6) Sanayici ve ihracatçı açısından ele alındığında emanetçilik sistemi, üreticilerden çok tedarik zincirinde ara katman olan toptancıların fiyat üzerinde daha etkili olmaları sonucunu doğurmaktadır. Üretici, kısıtlı depolama imkânları dâhilinde fiyatın yükseleceği beklentisi ile malını daha az depolayabilmekte iken toptancılar fiyatların yükseleceği beklentisini daha uzun vadeli satın alabilmektedirler.

7) Fındık fiyatlarını etki eden en önemli unsurun fındık rekoltesi olduğu örülmektedir. Bu nedenle sektörde faaliyet gösteren üreticiden ihracatçıya kadar birçok kesimin rekolte tahminleri üzerinden fiyatlara etki etme çabası dikkat çekmektedir. Bununla birlikte rekolte tahminlerinin bu yıldan itibaren sadece Gıda Tarım ve Hayvancılık Bakanlığı tarafından yapılacağının açıklanması bu spekülasyonları önemli ölçüde azaltacaktır.
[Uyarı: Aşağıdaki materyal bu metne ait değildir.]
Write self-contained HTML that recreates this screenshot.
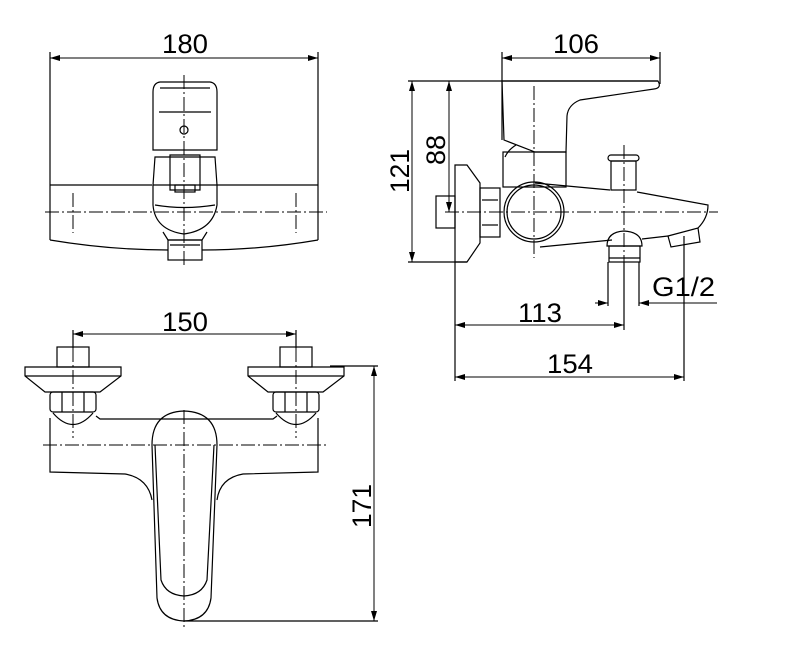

Tüm bu tespit ve değerlendirmeler sonrasında Kurul konunun daha ayrıntılı ve kapsamlı incelenebilmesi amacıyla fındık piyasasına yönelik olarak sektör araştırması yapılmasına kararı vermiştir. Sektör araştırması, sadece 4054 sayılı Rekabetin Korunması Hakkında Kanun çerçevesinde pazarda ihlal niteliği taşıyabilecek hususların tespitinde değil, aynı zamanda sektörün rekabet politikası gözüyle ele alınmasını da amaçlamaktadır. Bu bakımdan söz konusu sektör araştırmasında, sektörün daha sürdürülebilir rekabetçi yapıya ulaşabilmesini teminen yapısal problemlere ilişkin çözüm önerilerinin de yer alması planlanmaktadır.